'''
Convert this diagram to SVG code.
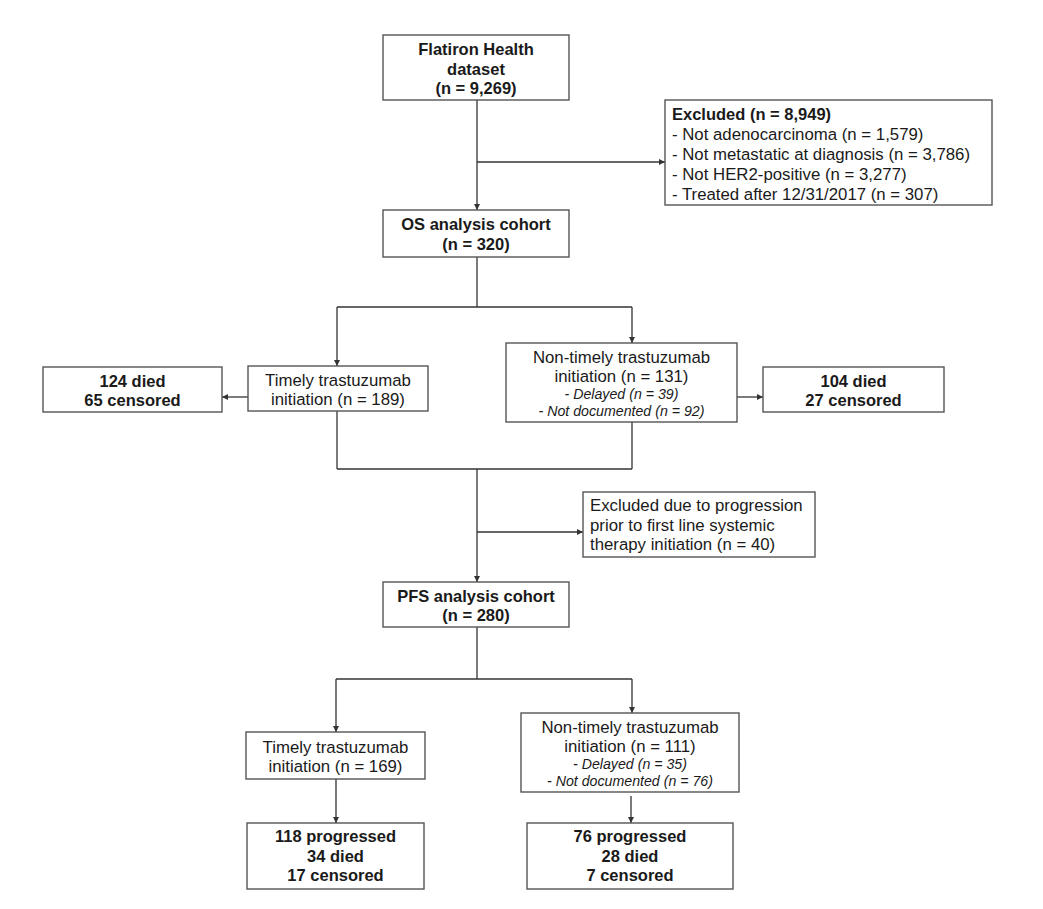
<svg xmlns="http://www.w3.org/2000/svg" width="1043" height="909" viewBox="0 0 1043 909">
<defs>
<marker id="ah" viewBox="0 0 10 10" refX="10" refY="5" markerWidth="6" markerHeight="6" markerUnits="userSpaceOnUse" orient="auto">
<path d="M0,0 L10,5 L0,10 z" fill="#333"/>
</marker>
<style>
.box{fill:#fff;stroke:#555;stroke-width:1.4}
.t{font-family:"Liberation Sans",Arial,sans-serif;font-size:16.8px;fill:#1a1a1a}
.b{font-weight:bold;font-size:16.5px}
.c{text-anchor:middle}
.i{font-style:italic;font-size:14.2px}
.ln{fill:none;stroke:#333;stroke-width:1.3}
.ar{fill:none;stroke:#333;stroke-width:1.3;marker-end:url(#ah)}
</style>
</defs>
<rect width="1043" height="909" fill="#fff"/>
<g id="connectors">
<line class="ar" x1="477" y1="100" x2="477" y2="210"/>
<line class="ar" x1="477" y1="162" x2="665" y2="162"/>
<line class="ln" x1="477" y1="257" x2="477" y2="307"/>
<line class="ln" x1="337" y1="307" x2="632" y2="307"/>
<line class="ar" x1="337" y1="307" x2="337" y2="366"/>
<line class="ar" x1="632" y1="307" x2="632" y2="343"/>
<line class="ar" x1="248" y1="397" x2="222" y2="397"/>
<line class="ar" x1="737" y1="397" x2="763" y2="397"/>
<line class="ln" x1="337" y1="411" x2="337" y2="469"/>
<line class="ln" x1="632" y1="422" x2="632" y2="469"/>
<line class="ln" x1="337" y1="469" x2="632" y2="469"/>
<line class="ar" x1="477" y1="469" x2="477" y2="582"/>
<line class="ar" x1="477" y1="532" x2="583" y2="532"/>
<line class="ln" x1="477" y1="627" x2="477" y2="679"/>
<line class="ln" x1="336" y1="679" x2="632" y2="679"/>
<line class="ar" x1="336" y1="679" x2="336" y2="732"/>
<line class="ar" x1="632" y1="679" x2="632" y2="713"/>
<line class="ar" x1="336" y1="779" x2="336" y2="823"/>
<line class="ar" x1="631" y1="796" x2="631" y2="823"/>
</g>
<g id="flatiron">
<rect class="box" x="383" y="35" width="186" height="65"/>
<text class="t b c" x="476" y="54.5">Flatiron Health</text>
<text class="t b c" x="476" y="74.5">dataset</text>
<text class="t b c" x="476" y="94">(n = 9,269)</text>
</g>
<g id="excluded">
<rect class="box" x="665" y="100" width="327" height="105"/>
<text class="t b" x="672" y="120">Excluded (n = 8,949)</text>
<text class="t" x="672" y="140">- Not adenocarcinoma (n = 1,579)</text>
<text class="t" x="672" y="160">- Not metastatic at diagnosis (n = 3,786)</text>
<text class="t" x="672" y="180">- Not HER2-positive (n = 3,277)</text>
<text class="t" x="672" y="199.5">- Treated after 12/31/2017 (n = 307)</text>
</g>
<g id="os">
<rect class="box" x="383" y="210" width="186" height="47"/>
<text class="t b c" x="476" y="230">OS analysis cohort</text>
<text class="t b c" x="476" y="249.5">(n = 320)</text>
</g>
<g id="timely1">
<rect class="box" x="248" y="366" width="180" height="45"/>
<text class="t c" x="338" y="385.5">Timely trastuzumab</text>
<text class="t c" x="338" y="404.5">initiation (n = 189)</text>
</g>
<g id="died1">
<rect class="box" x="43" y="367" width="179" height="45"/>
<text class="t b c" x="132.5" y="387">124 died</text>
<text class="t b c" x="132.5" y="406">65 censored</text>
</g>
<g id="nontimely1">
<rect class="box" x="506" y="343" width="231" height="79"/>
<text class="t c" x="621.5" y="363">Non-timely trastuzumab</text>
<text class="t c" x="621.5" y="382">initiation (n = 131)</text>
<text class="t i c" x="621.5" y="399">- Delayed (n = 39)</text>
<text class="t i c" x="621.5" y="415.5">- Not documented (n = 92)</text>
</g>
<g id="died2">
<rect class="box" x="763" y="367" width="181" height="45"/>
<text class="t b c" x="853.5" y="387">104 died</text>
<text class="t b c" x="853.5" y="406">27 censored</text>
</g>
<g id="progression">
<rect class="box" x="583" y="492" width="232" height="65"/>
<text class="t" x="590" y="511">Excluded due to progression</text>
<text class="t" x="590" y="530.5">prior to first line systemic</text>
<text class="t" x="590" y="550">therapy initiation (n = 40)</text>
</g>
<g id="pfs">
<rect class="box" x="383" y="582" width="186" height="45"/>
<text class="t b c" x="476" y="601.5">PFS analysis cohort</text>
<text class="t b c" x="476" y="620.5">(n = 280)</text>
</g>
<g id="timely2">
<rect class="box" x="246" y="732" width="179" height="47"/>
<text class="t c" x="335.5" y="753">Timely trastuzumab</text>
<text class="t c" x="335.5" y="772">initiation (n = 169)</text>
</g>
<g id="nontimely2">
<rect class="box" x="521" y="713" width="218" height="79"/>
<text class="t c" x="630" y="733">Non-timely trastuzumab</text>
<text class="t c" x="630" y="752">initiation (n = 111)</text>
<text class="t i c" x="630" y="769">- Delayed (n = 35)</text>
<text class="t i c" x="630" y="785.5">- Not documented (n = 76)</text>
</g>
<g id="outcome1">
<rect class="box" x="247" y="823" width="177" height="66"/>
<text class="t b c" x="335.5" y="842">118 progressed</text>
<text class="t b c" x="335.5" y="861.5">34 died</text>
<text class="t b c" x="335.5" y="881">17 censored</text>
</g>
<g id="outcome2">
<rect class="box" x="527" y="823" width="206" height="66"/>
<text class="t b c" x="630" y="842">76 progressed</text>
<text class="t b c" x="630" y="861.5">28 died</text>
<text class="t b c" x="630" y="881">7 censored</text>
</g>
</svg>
'''
Problem to solve — Skipping the pictures, transcribe each line above exactly as it appears.

Reply —
Convert this diagram to SVG code.
<svg xmlns="http://www.w3.org/2000/svg" width="1043" height="909" viewBox="0 0 1043 909">
<defs>
<marker id="ah" viewBox="0 0 10 10" refX="10" refY="5" markerWidth="6" markerHeight="6" markerUnits="userSpaceOnUse" orient="auto">
<path d="M0,0 L10,5 L0,10 z" fill="#333"/>
</marker>
<style>
.box{fill:#fff;stroke:#555;stroke-width:1.4}
.t{font-family:"Liberation Sans",Arial,sans-serif;font-size:16.8px;fill:#1a1a1a}
.b{font-weight:bold;font-size:16.5px}
.c{text-anchor:middle}
.i{font-style:italic;font-size:14.2px}
.ln{fill:none;stroke:#333;stroke-width:1.3}
.ar{fill:none;stroke:#333;stroke-width:1.3;marker-end:url(#ah)}
</style>
</defs>
<rect width="1043" height="909" fill="#fff"/>
<g id="connectors">
<line class="ar" x1="477" y1="100" x2="477" y2="210"/>
<line class="ar" x1="477" y1="162" x2="665" y2="162"/>
<line class="ln" x1="477" y1="257" x2="477" y2="307"/>
<line class="ln" x1="337" y1="307" x2="632" y2="307"/>
<line class="ar" x1="337" y1="307" x2="337" y2="366"/>
<line class="ar" x1="632" y1="307" x2="632" y2="343"/>
<line class="ar" x1="248" y1="397" x2="222" y2="397"/>
<line class="ar" x1="737" y1="397" x2="763" y2="397"/>
<line class="ln" x1="337" y1="411" x2="337" y2="469"/>
<line class="ln" x1="632" y1="422" x2="632" y2="469"/>
<line class="ln" x1="337" y1="469" x2="632" y2="469"/>
<line class="ar" x1="477" y1="469" x2="477" y2="582"/>
<line class="ar" x1="477" y1="532" x2="583" y2="532"/>
<line class="ln" x1="477" y1="627" x2="477" y2="679"/>
<line class="ln" x1="336" y1="679" x2="632" y2="679"/>
<line class="ar" x1="336" y1="679" x2="336" y2="732"/>
<line class="ar" x1="632" y1="679" x2="632" y2="713"/>
<line class="ar" x1="336" y1="779" x2="336" y2="823"/>
<line class="ar" x1="631" y1="796" x2="631" y2="823"/>
</g>
<g id="flatiron">
<rect class="box" x="383" y="35" width="186" height="65"/>
<text class="t b c" x="476" y="54.5">Flatiron Health</text>
<text class="t b c" x="476" y="74.5">dataset</text>
<text class="t b c" x="476" y="94">(n = 9,269)</text>
</g>
<g id="excluded">
<rect class="box" x="665" y="100" width="327" height="105"/>
<text class="t b" x="672" y="120">Excluded (n = 8,949)</text>
<text class="t" x="672" y="140">- Not adenocarcinoma (n = 1,579)</text>
<text class="t" x="672" y="160">- Not metastatic at diagnosis (n = 3,786)</text>
<text class="t" x="672" y="180">- Not HER2-positive (n = 3,277)</text>
<text class="t" x="672" y="199.5">- Treated after 12/31/2017 (n = 307)</text>
</g>
<g id="os">
<rect class="box" x="383" y="210" width="186" height="47"/>
<text class="t b c" x="476" y="230">OS analysis cohort</text>
<text class="t b c" x="476" y="249.5">(n = 320)</text>
</g>
<g id="timely1">
<rect class="box" x="248" y="366" width="180" height="45"/>
<text class="t c" x="338" y="385.5">Timely trastuzumab</text>
<text class="t c" x="338" y="404.5">initiation (n = 189)</text>
</g>
<g id="died1">
<rect class="box" x="43" y="367" width="179" height="45"/>
<text class="t b c" x="132.5" y="387">124 died</text>
<text class="t b c" x="132.5" y="406">65 censored</text>
</g>
<g id="nontimely1">
<rect class="box" x="506" y="343" width="231" height="79"/>
<text class="t c" x="621.5" y="363">Non-timely trastuzumab</text>
<text class="t c" x="621.5" y="382">initiation (n = 131)</text>
<text class="t i c" x="621.5" y="399">- Delayed (n = 39)</text>
<text class="t i c" x="621.5" y="415.5">- Not documented (n = 92)</text>
</g>
<g id="died2">
<rect class="box" x="763" y="367" width="181" height="45"/>
<text class="t b c" x="853.5" y="387">104 died</text>
<text class="t b c" x="853.5" y="406">27 censored</text>
</g>
<g id="progression">
<rect class="box" x="583" y="492" width="232" height="65"/>
<text class="t" x="590" y="511">Excluded due to progression</text>
<text class="t" x="590" y="530.5">prior to first line systemic</text>
<text class="t" x="590" y="550">therapy initiation (n = 40)</text>
</g>
<g id="pfs">
<rect class="box" x="383" y="582" width="186" height="45"/>
<text class="t b c" x="476" y="601.5">PFS analysis cohort</text>
<text class="t b c" x="476" y="620.5">(n = 280)</text>
</g>
<g id="timely2">
<rect class="box" x="246" y="732" width="179" height="47"/>
<text class="t c" x="335.5" y="753">Timely trastuzumab</text>
<text class="t c" x="335.5" y="772">initiation (n = 169)</text>
</g>
<g id="nontimely2">
<rect class="box" x="521" y="713" width="218" height="79"/>
<text class="t c" x="630" y="733">Non-timely trastuzumab</text>
<text class="t c" x="630" y="752">initiation (n = 111)</text>
<text class="t i c" x="630" y="769">- Delayed (n = 35)</text>
<text class="t i c" x="630" y="785.5">- Not documented (n = 76)</text>
</g>
<g id="outcome1">
<rect class="box" x="247" y="823" width="177" height="66"/>
<text class="t b c" x="335.5" y="842">118 progressed</text>
<text class="t b c" x="335.5" y="861.5">34 died</text>
<text class="t b c" x="335.5" y="881">17 censored</text>
</g>
<g id="outcome2">
<rect class="box" x="527" y="823" width="206" height="66"/>
<text class="t b c" x="630" y="842">76 progressed</text>
<text class="t b c" x="630" y="861.5">28 died</text>
<text class="t b c" x="630" y="881">7 censored</text>
</g>
</svg>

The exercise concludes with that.